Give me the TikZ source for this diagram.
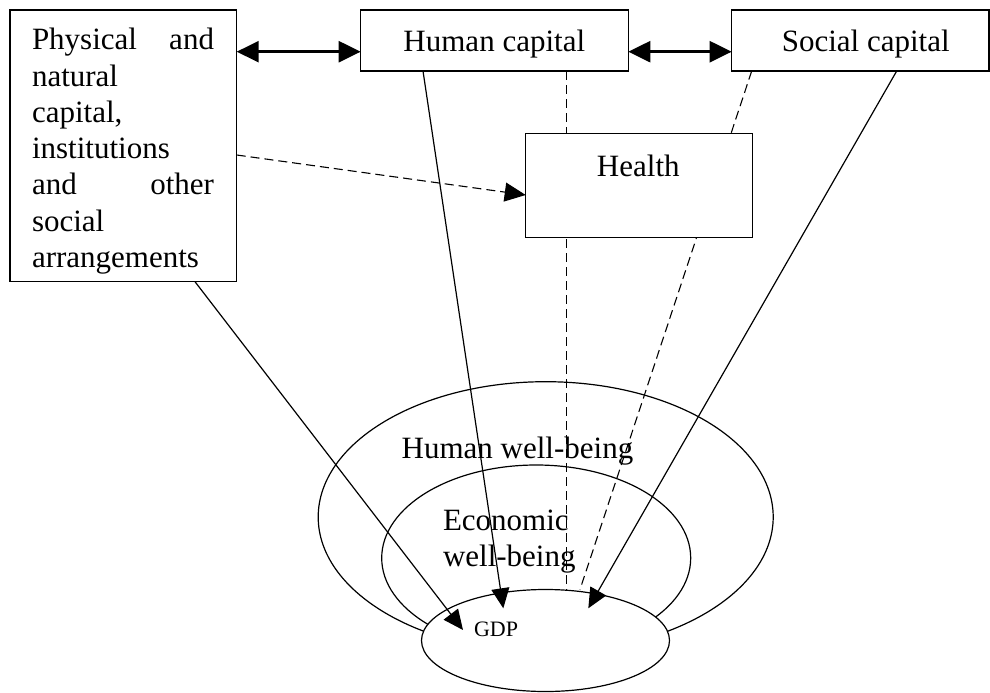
\documentclass[tikz,border=0pt]{standalone}
\usepackage{fontspec}
\setmainfont{Liberation Serif}
\usetikzlibrary{arrows.meta,calc,shapes.geometric}
\pgfdeclarelayer{background}
\pgfsetlayers{background,main}
\begin{document}
\begin{tikzpicture}[x=1pt,y=-1pt,
  box/.style={draw,line width=1.2pt,fill=white,inner sep=0pt,outer sep=0pt,anchor=north west},
  oval/.style={draw,ellipse,line width=1.2pt,inner sep=0pt,outer sep=0pt},
  lbl/.style={inner sep=0pt,outer sep=0pt,font=\fontsize{31}{36.2}\selectfont},
  onetip/.style={line width=1.2pt,-{Triangle[length=20pt,width=18pt]}},
  twotip/.style={line width=2.4pt,{Triangle[length=22pt,width=21pt]}-{Triangle[length=22pt,width=21pt]}},
  dashline/.style={line width=1.1pt,dash pattern=on 9pt off 5pt}
]
\useasboundingbox (0,0) rectangle (990,693);

% boxes
\node[box,minimum width=226.7pt,minimum height=271.7pt] (phys) at (10,10) {};
\node[box,minimum width=267.6pt,minimum height=61pt] (hc) at (360.7,10) {};
\node[box,minimum width=257.3pt,minimum height=61pt] (sc) at (731.7,10) {};
\node[box,minimum width=226.6pt,minimum height=104pt] (hl) at (525.7,133.3) {};

% box labels
\node[lbl,text width=182pt,align=left,anchor=base west] (phystxt) at (32,50)
  {\leavevmode\hbox to 182pt{Physical\hfill and}\\natural\\capital,\\institutions\\\leavevmode\hbox to 182pt{and\hfill other}\\social\\arrangements};
\node[lbl,anchor=base] (hctxt) at (494.3,51.7) {Human capital};
\node[lbl,anchor=base] (sctxt) at (865.7,51.7) {Social capital};
\node[lbl,anchor=base] (hltxt) at (638.3,176) {Health};

% ellipses
\node[oval,minimum width=455pt,minimum height=270.6pt] (hwb) at (545.7,517) {};
\node[oval,minimum width=309pt,minimum height=186pt] (ewb) at (536.2,558) {};
\node[oval,fill=white,minimum width=248pt,minimum height=102pt] (gdp) at (545.5,640.5) {};

\node[lbl,anchor=base west] (hwbtxt) at (401.7,458.3) {Human well-being};
\node[lbl,text width=150pt,align=left,anchor=base west] (ewbtxt) at (443,530.7) {Economic\\well-being};
\node[inner sep=0pt,outer sep=0pt,font=\fontsize{22}{26}\selectfont,anchor=base west] (gdptxt) at (474,636) {GDP};

% double arrows
\draw[twotip] ([yshift=-41.7pt]phys.north east) -- ([yshift=-11.2pt]hc.west);
\draw[twotip] ([yshift=-11.2pt]hc.east) -- ([yshift=-11.2pt]sc.west);

% dashed connectors
\draw[dashline,-{Triangle[length=21pt,width=19pt]}] ([yshift=-145pt]phys.north east) -- ([yshift=-9.7pt]hl.west);
\begin{pgfonlayer}{background}
\draw[dashline] ([xshift=206pt]hc.south west) -- ([xshift=21.2pt]gdp.north);
\draw[dashline] ([xshift=20pt]sc.south west) -- ([xshift=34.5pt]gdp.north);
\end{pgfonlayer}

% solid arrows to GDP
\draw[onetip] ([xshift=185pt]phys.south west) -- ([xshift=-82.5pt,yshift=10.5pt]gdp.center);
\draw[onetip] ([xshift=62.3pt]hc.south west) -- ([xshift=-42.2pt,yshift=32.2pt]gdp.center);
\draw[onetip] ([xshift=165pt]sc.south west) -- ([xshift=42.8pt,yshift=32.2pt]gdp.center);
\end{tikzpicture}
\end{document}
====================
Go through the material above and print all of it exactly, except the pictures.

Give me the TikZ source for this diagram.
\documentclass[tikz,border=0pt]{standalone}
\usepackage{fontspec}
\setmainfont{Liberation Serif}
\usetikzlibrary{arrows.meta,calc,shapes.geometric}
\pgfdeclarelayer{background}
\pgfsetlayers{background,main}
\begin{document}
\begin{tikzpicture}[x=1pt,y=-1pt,
  box/.style={draw,line width=1.2pt,fill=white,inner sep=0pt,outer sep=0pt,anchor=north west},
  oval/.style={draw,ellipse,line width=1.2pt,inner sep=0pt,outer sep=0pt},
  lbl/.style={inner sep=0pt,outer sep=0pt,font=\fontsize{31}{36.2}\selectfont},
  onetip/.style={line width=1.2pt,-{Triangle[length=20pt,width=18pt]}},
  twotip/.style={line width=2.4pt,{Triangle[length=22pt,width=21pt]}-{Triangle[length=22pt,width=21pt]}},
  dashline/.style={line width=1.1pt,dash pattern=on 9pt off 5pt}
]
\useasboundingbox (0,0) rectangle (990,693);

% boxes
\node[box,minimum width=226.7pt,minimum height=271.7pt] (phys) at (10,10) {};
\node[box,minimum width=267.6pt,minimum height=61pt] (hc) at (360.7,10) {};
\node[box,minimum width=257.3pt,minimum height=61pt] (sc) at (731.7,10) {};
\node[box,minimum width=226.6pt,minimum height=104pt] (hl) at (525.7,133.3) {};

% box labels
\node[lbl,text width=182pt,align=left,anchor=base west] (phystxt) at (32,50)
  {\leavevmode\hbox to 182pt{Physical\hfill and}\\natural\\capital,\\institutions\\\leavevmode\hbox to 182pt{and\hfill other}\\social\\arrangements};
\node[lbl,anchor=base] (hctxt) at (494.3,51.7) {Human capital};
\node[lbl,anchor=base] (sctxt) at (865.7,51.7) {Social capital};
\node[lbl,anchor=base] (hltxt) at (638.3,176) {Health};

% ellipses
\node[oval,minimum width=455pt,minimum height=270.6pt] (hwb) at (545.7,517) {};
\node[oval,minimum width=309pt,minimum height=186pt] (ewb) at (536.2,558) {};
\node[oval,fill=white,minimum width=248pt,minimum height=102pt] (gdp) at (545.5,640.5) {};

\node[lbl,anchor=base west] (hwbtxt) at (401.7,458.3) {Human well-being};
\node[lbl,text width=150pt,align=left,anchor=base west] (ewbtxt) at (443,530.7) {Economic\\well-being};
\node[inner sep=0pt,outer sep=0pt,font=\fontsize{22}{26}\selectfont,anchor=base west] (gdptxt) at (474,636) {GDP};

% double arrows
\draw[twotip] ([yshift=-41.7pt]phys.north east) -- ([yshift=-11.2pt]hc.west);
\draw[twotip] ([yshift=-11.2pt]hc.east) -- ([yshift=-11.2pt]sc.west);

% dashed connectors
\draw[dashline,-{Triangle[length=21pt,width=19pt]}] ([yshift=-145pt]phys.north east) -- ([yshift=-9.7pt]hl.west);
\begin{pgfonlayer}{background}
\draw[dashline] ([xshift=206pt]hc.south west) -- ([xshift=21.2pt]gdp.north);
\draw[dashline] ([xshift=20pt]sc.south west) -- ([xshift=34.5pt]gdp.north);
\end{pgfonlayer}

% solid arrows to GDP
\draw[onetip] ([xshift=185pt]phys.south west) -- ([xshift=-82.5pt,yshift=10.5pt]gdp.center);
\draw[onetip] ([xshift=62.3pt]hc.south west) -- ([xshift=-42.2pt,yshift=32.2pt]gdp.center);
\draw[onetip] ([xshift=165pt]sc.south west) -- ([xshift=42.8pt,yshift=32.2pt]gdp.center);
\end{tikzpicture}
\end{document}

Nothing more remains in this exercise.